Basically, this process helps a potential employer to find out if you, as a job candidate, were being truthful and transparent about your credentials. There’s a variety of areas that background checks look into in order to verify these credentials. But while verification is what potential employers look for, they also use these checks to determine whether they feel that you’re a right fit for their company in general. So, what are the main categories, so to speak, that employers look into in a background check?


Criminal Records

It may not come as a surprise to anyone that a company would look at a potential employee’s criminal history before employing them. Yes, this certainly means that ex-felons have a much more difficult time integrating into society again, especially when their criminal record could work against them.

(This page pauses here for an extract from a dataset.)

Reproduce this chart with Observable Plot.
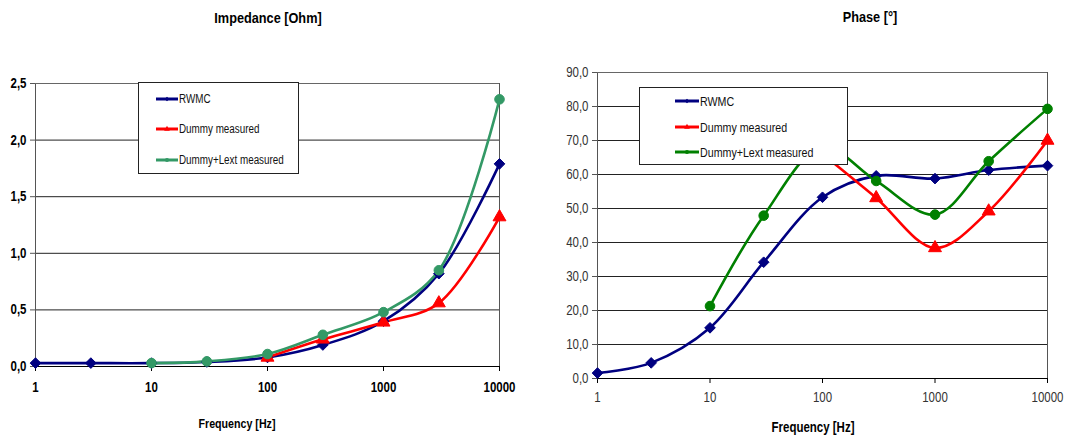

And if you claim that you have a clean criminal record and an employer finds out that this isn’t the case, it just makes you look worse. In most cases, it’s best to be up-front if your potential employer asks about it. It could help you out. After all, not all industries or jobs require a completely clean criminal history. The healthcare industry, for example, does have regulations against hiring certain felons if their conviction is relevant to the job. Other jobs that require high-security clearance would also likely deny you if you committed a major felony. These felonies can be related to sex offences, cybercrimes, and sometimes even addiction.


Credit History

Depending on where you’re located in the United States, potential employers might actually be allowed – legally – to take a look at your credit history. Bad credit doesn’t mean that you’re going to fail your background check, though. It depends on the kind of job you’re applying for. If you’re a candidate for a financial position where you’re going to be handling funds or having access to company credit cards, then a bad credit report could harm youк chances.


Drug Tests

It depends on the company, but many organizations require potential employees to pass a drug test. In some cases, this includes an alcohol test. In some cases, this includes an alcohol test. Drug test detection times vary depending on the type of drug, the amount consumed, the time since the last use, and other factors.

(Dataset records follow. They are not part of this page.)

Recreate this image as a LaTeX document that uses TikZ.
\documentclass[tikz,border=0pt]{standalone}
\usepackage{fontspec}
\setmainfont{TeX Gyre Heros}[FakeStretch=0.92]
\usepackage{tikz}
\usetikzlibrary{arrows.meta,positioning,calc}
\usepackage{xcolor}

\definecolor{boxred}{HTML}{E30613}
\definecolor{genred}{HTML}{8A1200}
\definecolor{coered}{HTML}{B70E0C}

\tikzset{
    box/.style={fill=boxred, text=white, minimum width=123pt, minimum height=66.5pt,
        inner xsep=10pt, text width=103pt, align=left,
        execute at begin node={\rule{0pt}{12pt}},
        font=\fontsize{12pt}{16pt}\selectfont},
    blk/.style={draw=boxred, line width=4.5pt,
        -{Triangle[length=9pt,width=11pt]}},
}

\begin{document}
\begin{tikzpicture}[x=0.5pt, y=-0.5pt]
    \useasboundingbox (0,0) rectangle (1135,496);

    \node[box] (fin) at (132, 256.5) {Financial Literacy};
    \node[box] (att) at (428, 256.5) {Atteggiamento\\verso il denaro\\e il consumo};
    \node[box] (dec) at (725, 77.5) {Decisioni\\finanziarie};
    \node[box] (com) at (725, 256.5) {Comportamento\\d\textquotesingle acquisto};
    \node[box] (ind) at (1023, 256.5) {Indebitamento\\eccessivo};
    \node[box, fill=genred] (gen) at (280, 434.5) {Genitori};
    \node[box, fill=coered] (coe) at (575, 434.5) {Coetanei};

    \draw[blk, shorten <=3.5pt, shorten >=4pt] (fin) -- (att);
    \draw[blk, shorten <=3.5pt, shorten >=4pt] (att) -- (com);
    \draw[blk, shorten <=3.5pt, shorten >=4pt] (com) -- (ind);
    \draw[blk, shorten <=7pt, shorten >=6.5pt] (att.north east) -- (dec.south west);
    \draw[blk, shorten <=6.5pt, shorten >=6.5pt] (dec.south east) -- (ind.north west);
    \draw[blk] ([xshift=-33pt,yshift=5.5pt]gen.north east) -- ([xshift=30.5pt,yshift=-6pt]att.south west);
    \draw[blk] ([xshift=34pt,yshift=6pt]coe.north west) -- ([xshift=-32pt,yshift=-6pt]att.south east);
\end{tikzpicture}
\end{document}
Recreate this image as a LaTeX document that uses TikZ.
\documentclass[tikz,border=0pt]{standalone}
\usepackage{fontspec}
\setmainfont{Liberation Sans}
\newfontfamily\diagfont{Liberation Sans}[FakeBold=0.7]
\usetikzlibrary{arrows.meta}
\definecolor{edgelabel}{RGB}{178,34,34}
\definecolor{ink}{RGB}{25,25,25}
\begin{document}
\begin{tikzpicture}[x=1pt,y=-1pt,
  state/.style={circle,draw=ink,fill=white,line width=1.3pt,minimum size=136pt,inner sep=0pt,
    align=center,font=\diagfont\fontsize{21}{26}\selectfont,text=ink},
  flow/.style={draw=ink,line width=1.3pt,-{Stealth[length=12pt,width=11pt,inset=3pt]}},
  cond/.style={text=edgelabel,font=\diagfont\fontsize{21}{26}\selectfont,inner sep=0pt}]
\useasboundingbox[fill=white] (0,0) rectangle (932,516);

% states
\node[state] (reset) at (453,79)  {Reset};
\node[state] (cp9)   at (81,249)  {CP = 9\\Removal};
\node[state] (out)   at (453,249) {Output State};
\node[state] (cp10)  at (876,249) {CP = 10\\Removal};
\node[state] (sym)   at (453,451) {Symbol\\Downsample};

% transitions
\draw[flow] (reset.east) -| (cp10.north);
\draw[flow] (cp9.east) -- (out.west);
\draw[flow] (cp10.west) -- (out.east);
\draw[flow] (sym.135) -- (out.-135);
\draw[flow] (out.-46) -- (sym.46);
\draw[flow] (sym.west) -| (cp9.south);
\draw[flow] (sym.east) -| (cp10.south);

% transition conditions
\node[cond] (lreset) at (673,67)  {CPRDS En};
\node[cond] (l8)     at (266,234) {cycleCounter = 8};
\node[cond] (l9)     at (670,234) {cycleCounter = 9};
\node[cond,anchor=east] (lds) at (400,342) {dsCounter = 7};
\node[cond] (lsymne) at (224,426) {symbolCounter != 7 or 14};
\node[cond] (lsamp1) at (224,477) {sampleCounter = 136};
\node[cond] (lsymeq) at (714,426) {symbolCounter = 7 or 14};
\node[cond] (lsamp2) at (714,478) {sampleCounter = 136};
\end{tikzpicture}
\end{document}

Employment and Education History

Another obvious one – an employer would check up on your past employment to ensure that you really do have the experience that you claim. These background checks will go through all the companies that you’ve worked for and the positions that you held at those organizations. The same is carried out for your education credentials.


Social Media

Employers and recruiters have a look at your social media accounts and your online presence as part of a background check. It helps them to get a better understanding of who you are as a person – something that the above categories can’t do quite well. Since everyone has a digital footprint today, employers use this as a factor in considering you for a job.


Google Yourself

You can’t change your criminal history or employment history, but it’s possible to change what comes up if your name is searched. If there’s anything incriminating, find out if you’re able to remove your name from those websites. At the least, you’ll have an idea of your quickly-apparent digital footprint.

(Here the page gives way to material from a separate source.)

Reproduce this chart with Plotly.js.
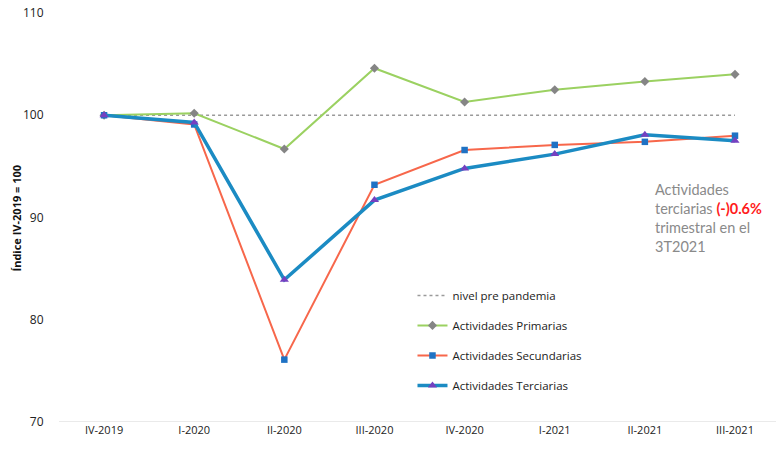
<!DOCTYPE html>
<html>
<head>
<meta charset="utf-8">
<script src="https://cdn.plot.ly/plotly-3.0.1.min.js"></script>
<style>html,body{margin:0;padding:0;background:#fff;}#chart{width:776px;height:451px;}</style>
</head>
<body>
<div id="chart"></div>
<script>
const categories = ["IV-2019","I-2020","II-2020","III-2020","IV-2020","I-2021","II-2021","III-2021"];
const preNivel = [100,100,100,100,100,100,100,100];
const primarias = [100,100.2,96.7,104.6,101.3,102.5,103.3,104.0];
const secundarias = [100,99.1,76.1,93.2,96.6,97.1,97.4,98.0];
const terciarias = [100,99.3,83.9,91.7,94.8,96.2,98.1,97.5];
const yTicks = [70,80,90,100,110];

const font = "Open Sans, Lato, sans-serif";
const traces = [
  {x: categories, y: preNivel, name: "nivel pre pandemia", mode: "lines", legendgroup: "a",
   line: {color: "#9a9a9a", width: 1.5, dash: "dot"}},
  {x: categories, y: primarias, name: "Actividades Primarias", mode: "lines+markers", legendgroup: "b",
   line: {color: "#9bd161", width: 2}, marker: {symbol: "diamond", size: 7, color: "#858585"}},
  {x: categories, y: secundarias, name: "Actividades Secundarias", mode: "lines+markers", legendgroup: "c",
   line: {color: "#f7674b", width: 2}, marker: {symbol: "square", size: 6.5, color: "#1f72c4"}},
  {x: categories, y: terciarias, name: "Actividades Terciarias", mode: "lines+markers", legendgroup: "d",
   line: {color: "#1b8bc3", width: 3.5}, marker: {symbol: "triangle-up", size: 8, color: "#7540c0"}}
];

const layout = {
  width: 776, height: 451,
  margin: {l: 59, r: 0, t: 13, b: 29},
  paper_bgcolor: "#fff", plot_bgcolor: "#fff",
  font: {family: font, size: 11, color: "#333"},
  showlegend: true,
  legend: {x: 0.493, xanchor: "left", y: 0.345, yanchor: "top", tracegroupgap: 11,
           font: {family: font, size: 11.5, color: "#222"}, bgcolor: "rgba(0,0,0,0)", itemwidth: 30},
  xaxis: {type: "category", range: [-0.5, 7.455], showgrid: false, zeroline: false, showline: false,
          ticks: "", tickfont: {family: font, size: 11, color: "#222"}, fixedrange: true},
  yaxis: {range: [70, 110], tickvals: yTicks, showgrid: true, gridcolor: "rgba(0,0,0,0)",
          zeroline: false, showline: false, ticks: "outside", ticklen: 12, tickcolor: "rgba(0,0,0,0)",
          tickfont: {family: font, size: 12, color: "#222"}},
  shapes: [
    {type: "line", xref: "paper", yref: "y", x0: 0, x1: 1, y0: 70, y1: 70, line: {color: "#e3e3e3", width: 1.5}}
  ],
  annotations: [
    {xref: "paper", yref: "paper", x: -0.0586, y: 0.5, xanchor: "center", yanchor: "middle", textangle: -90,
     showarrow: false, font: {family: font, size: 11, color: "#111"}, text: "<b>Índice IV-2019 = 100</b>"},
    {xref: "paper", yref: "paper", x: 0.829, y: 0.595, xanchor: "left", yanchor: "top", align: "left",
     showarrow: false, font: {family: "Lato, sans-serif", size: 14.5, color: "#8a8a8a"},
     text: "Actividades<br>terciarias <b><span style='color:#ff1a1a'>(-)0.6%</span></b><br>trimestral en el<br>3T2021"}
  ]
};

Plotly.newPlot("chart", traces, layout, {displayModeBar: false, staticPlot: true});
</script>
</body>
</html>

What Are Your Social Media Profiles Like?

Do you have embarrassing photos online? What about old statuses or tweets that haven’t aged well at all? Remove them or upgrade your privacy settings so that people – like potential employers – are not able to look all the way into your social media history at a glance.


Get Professional on LinkedIn

If your LinkedIn profile is looking dreary and inactive, you’ve got to take the time to refresh it with a great photograph and all your relevant skills and job experience. It also helps to engage actively on the platform on a professional level.


Be More Anonymous Online

If you’re active on social media platforms like Twitter, Reddit, Instagram, and others, you don’t have to use your full name. Consider using a handle that’s not related to your name, nor connected to other profiles. This allows you the privilege of some anonymity online so that anyone who can look you up can’t find out about all your interests, the content you post, and so on.